Other notes from Birmingham as your friendly neighborhood Sports Editor waits for the start of Sumter County’s 3A championship game (of which much of what I’ve written about the importance to community would also apply):
Hatch might have a reputation as a high-flying, nasty-dunking, three-stroking, offensive force of a team, but it was the Bobcats’ defense that won their 2006 title. Lanett sank 5-of-10 three-point baskets in the first quarter over the Hatch zone, but after coach Davis switched to a man-to-man the Bobcats held the Panthers to 1-of-17 three-point shooting over the final three quarters. Lanett never found a consistent way to score inside, and though it took them nearly all 32 minutes, eventually the Bobcats caught up with them.
If I’m Sunshine girls’ coach Phillip Wagner, after McIntosh crushed Hazlewood 105-59 for the 1A title, I start next year by saying “We were down by one point in the final minute to that team at Regionals. That’s how close we are to a state title. Let’s go.”
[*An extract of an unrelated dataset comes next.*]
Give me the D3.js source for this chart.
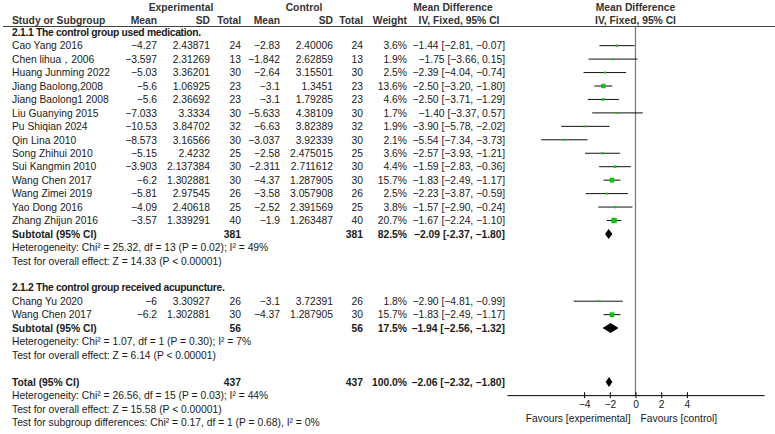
<!DOCTYPE html>
<html>
<head>
<meta charset="utf-8">
<title>Forest plot</title>
<style>
body { margin: 0; background: #fff; }
text { font-family: "Liberation Sans", Arial, sans-serif; font-size: 10.3px; fill: #1a1a1a; }
.b { font-weight: bold; }
.g { font-weight: bold; letter-spacing: -0.3px; }
.hd { font-weight: bold; fill: #333; }
.axis text { font-family: "Liberation Sans", Arial, sans-serif; font-size: 10.3px; fill: #1a1a1a; }
</style>
</head>
<body>
<svg width="775" height="434"></svg>
<script src="https://d3js.org/d3.v7.min.js"></script>
<script>
var svg = d3.select("svg");

// ---- data ----
var groupNames = ["2.1.1 The control group used medication.", "2.1.2 The control group received acupuncture."];
var studies = ["Cao Yang 2016", "Chen lihua，2006", "Huang Junming 2022", "Jiang Baolong,2008", "Jiang Baolong1 2008",
  "Liu Guanying 2015", "Pu Shiqian 2024", "Qin Lina 2010", "Song Zhihui 2010", "Sui Kangmin 2010",
  "Wang Chen 2017", "Wang Zimei 2019", "Yao Dong 2016", "Zhang Zhijun 2016",
  "Chang Yu 2020", "Wang Chen 2017"];
var group   = [0,0,0,0,0,0,0,0,0,0,0,0,0,0,1,1];
var expMean = [-4.27, -3.597, -5.03, -5.6, -5.6, -7.033, -10.53, -8.573, -5.15, -3.903, -6.2, -5.81, -4.09, -3.57, -6, -6.2];
var expSD   = ["2.43871", "2.31269", "3.36201", "1.06925", "2.36692", "3.3334", "3.84702", "3.16566", "2.4232", "2.137384", "1.302881", "2.97545", "2.40618", "1.339291", "3.30927", "1.302881"];
var expN    = [24, 13, 30, 23, 23, 30, 32, 30, 25, 30, 30, 26, 25, 40, 26, 30];
var ctlMean = [-2.83, -1.842, -2.64, -3.1, -3.1, -5.633, -6.63, -3.037, -2.58, -2.311, -4.37, -3.58, -2.52, -1.9, -3.1, -4.37];
var ctlSD   = ["2.40006", "2.62859", "3.15501", "1.3451", "1.79285", "4.38109", "3.82389", "3.92339", "2.475015", "2.711612", "1.287905", "3.057908", "2.391569", "1.263487", "3.72391", "1.287905"];
var ctlN    = [24, 13, 30, 23, 23, 30, 32, 30, 25, 30, 30, 26, 25, 40, 26, 30];
var weight  = [3.6, 1.9, 2.5, 13.6, 4.6, 1.7, 1.9, 2.1, 3.6, 4.4, 15.7, 2.5, 3.8, 20.7, 1.8, 15.7];
var md      = [-1.44, -1.75, -2.39, -2.50, -2.50, -1.40, -3.90, -5.54, -2.57, -1.59, -1.83, -2.23, -1.57, -1.67, -2.90, -1.83];
var ciLow   = [-2.81, -3.66, -4.04, -3.20, -3.71, -3.37, -5.78, -7.34, -3.93, -2.83, -2.49, -3.87, -2.90, -2.24, -4.81, -2.49];
var ciHigh  = [-0.07, 0.15, -0.74, -1.80, -1.29, 0.57, -2.02, -3.73, -1.21, -0.36, -1.17, -0.59, -0.24, -1.10, -0.99, -1.17];

var subN      = [381, 56];
var subWeight = [82.5, 17.5];
var subMd     = [-2.09, -1.94];
var subLow    = [-2.37, -2.56];
var subHigh   = [-1.80, -1.32];
var subHet    = ["Heterogeneity: Chi² = 25.32, df = 13 (P = 0.02); I² = 49%", "Heterogeneity: Chi² = 1.07, df = 1 (P = 0.30); I² = 7%"];
var subTest   = ["Test for overall effect: Z = 14.33 (P < 0.00001)", "Test for overall effect: Z = 6.14 (P < 0.00001)"];

var totN = 437, totWeight = 100.0, totMd = -2.06, totLow = -2.32, totHigh = -1.80;
var totHet  = "Heterogeneity: Chi² = 26.56, df = 15 (P = 0.03); I² = 44%";
var totTest = "Test for overall effect: Z = 15.58 (P < 0.00001)";
var subDiff = "Test for subgroup differences: Chi² = 0.17, df = 1 (P = 0.68), I² = 0%";

var tickValues = [-4, -2, 0, 2, 4];
var favours = ["Favours [experimental]", "Favours [control]"];

// ---- layout ----
var col = { name: 12, eMean: 157, eSD: 210, eN: 241, cMean: 280, cSD: 333, cN: 363, w: 407, ci: 505, mdHead: 453, ciHead: 459 };

var x = d3.scaleLinear().domain([-10, 10]).range([507, 764]);
var y = d3.scaleLinear().domain([0, 1]).range([32.2, 45.65]);

var f2 = d3.format(".2f"), f1 = d3.format(".1f");
function num(v) { return String(v).replace("-", "\u2212"); }
function ci(m, l, h) { return f2(m) + " [" + f2(l) + ", " + f2(h) + "]"; }

function txt(xp, row, s, anchor, cls) {
  svg.append("text")
    .attr("x", xp).attr("y", y(row) + 3.7)
    .attr("text-anchor", anchor || "start")
    .attr("class", cls || null)
    .text(s);
}

// headers
[["Experimental", 181], ["Control", 304], ["Mean Difference", col.mdHead], ["Mean Difference", x(0)]].forEach(function (h) {
  svg.append("text").attr("class", "hd").attr("x", h[1]).attr("y", 11).attr("text-anchor", "middle").text(h[0]);
});
[["Study or Subgroup", col.name, "start"], ["Mean", col.eMean, "end"], ["SD", col.eSD, "end"], ["Total", col.eN, "end"],
 ["Mean", col.cMean, "end"], ["SD", col.cSD, "end"], ["Total", col.cN, "end"], ["Weight", col.w, "end"],
 ["IV, Fixed, 95% CI", col.ciHead, "middle"], ["IV, Fixed, 95% CI", x(0), "middle"]].forEach(function (h) {
  svg.append("text").attr("class", "hd").attr("x", h[1]).attr("y", 23.8).attr("text-anchor", h[2]).text(h[0]);
});
svg.append("line").attr("x1", 3).attr("x2", 775).attr("y1", 26.5).attr("y2", 26.5)
  .attr("stroke", "#444").attr("stroke-width", 1);

// rows
var plot = svg.append("g");
var row = 0;
var axisRow;

function diamond(r, m, l, h) {
  var yc = y(r);
  plot.append("path")
    .attr("d", "M" + x(l) + "," + yc + "L" + x(m) + "," + (yc - 5) + "L" + x(h) + "," + yc + "L" + x(m) + "," + (yc + 5) + "Z")
    .attr("fill", "#000");
}

groupNames.forEach(function (g, gi) {
  txt(col.name, row, g, "start", "g");
  row++;
  studies.forEach(function (s, i) {
    if (group[i] !== gi) return;
    txt(col.name, row, s);
    txt(col.eMean, row, num(expMean[i]), "end");
    txt(col.eSD, row, expSD[i], "end");
    txt(col.eN, row, expN[i], "end");
    txt(col.cMean, row, num(ctlMean[i]), "end");
    txt(col.cSD, row, ctlSD[i], "end");
    txt(col.cN, row, ctlN[i], "end");
    txt(col.w, row, f1(weight[i]) + "%", "end");
    txt(col.ci, row, ci(md[i], ciLow[i], ciHigh[i]), "end");
    plot.append("line")
      .attr("x1", x(ciLow[i])).attr("x2", x(ciHigh[i]))
      .attr("y1", y(row)).attr("y2", y(row))
      .attr("stroke", "#111").attr("stroke-width", 1);
    var s2 = Math.max(2, 1.2 * Math.sqrt(weight[i]));
    plot.append("rect")
      .attr("x", x(md[i]) - s2 / 2).attr("y", y(row) - s2 / 2)
      .attr("width", s2).attr("height", s2)
      .attr("fill", "#11c011");
    row++;
  });
  txt(col.name, row, "Subtotal (95% CI)", "start", "b");
  txt(col.eN, row, subN[gi], "end", "b");
  txt(col.cN, row, subN[gi], "end", "b");
  txt(col.w, row, f1(subWeight[gi]) + "%", "end", "b");
  txt(col.ci, row, gi === 0 ? f2(subMd[gi]) + " [-" + f2(-subLow[gi]) + ", " + f2(subHigh[gi]) + "]" : ci(subMd[gi], subLow[gi], subHigh[gi]), "end", "b");
  diamond(row, subMd[gi], subLow[gi], subHigh[gi]);
  row++;
  txt(col.name, row, subHet[gi]); row++;
  txt(col.name, row, subTest[gi]); row++;
  row++;
});

txt(col.name, row, "Total (95% CI)", "start", "b");
txt(col.eN, row, totN, "end", "b");
txt(col.cN, row, totN, "end", "b");
txt(col.w, row, f1(totWeight) + "%", "end", "b");
txt(col.ci, row, ci(totMd, totLow, totHigh), "end", "b");
diamond(row, totMd, totLow, totHigh);
row++;
axisRow = row;
txt(col.name, row, totHet); row++;
txt(col.name, row, totTest); row++;
txt(col.name, row, subDiff); row++;

// zero line
var axisY = y(axisRow) - 0.2;
svg.insert("line", "g")
  .attr("x1", x(0)).attr("x2", x(0))
  .attr("y1", 26.5).attr("y2", axisY)
  .attr("stroke", "#777").attr("stroke-width", 1.2);

// axis
var xAxis = d3.axisBottom(x)
  .tickValues(tickValues)
  .tickSizeInner(3)
  .tickSizeOuter(0)
  .tickFormat(d3.format("d"));
var gX = svg.append("g")
  .attr("class", "axis")
  .attr("transform", "translate(0," + axisY + ")")
  .call(xAxis);
gX.select(".domain").attr("stroke", "#000");
gX.selectAll(".tick line").attr("y1", -3).attr("stroke", "#000");
gX.selectAll(".tick text").attr("fill", "#1a1a1a").attr("font-size", null).attr("font-family", null);

svg.append("text").attr("x", x(0) - 5).attr("y", 422).attr("text-anchor", "end").text(favours[0]);
svg.append("text").attr("x", x(0) + 5).attr("y", 422).attr("text-anchor", "start").text(favours[1]);
</script>
</body>
</html>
While we’re still (sort of) on the topic of Uniontown’s fans, let me say that the title of loudest, rockingest set of Black Belt supporters here in the Birmingham-Jefferson Civic Center would be … a dead heat between the Bobcat fans and the Greene County Tiger fans. I think you’d have to have had a decibel-meter to tell them apart. Both sets of fans were, well, nuts during their teams’ games. Sumter County’s were maybe a little more subdued, but that may have been due to their team’s 10:30 a.m. start for their semifinal. We’ll see tonight.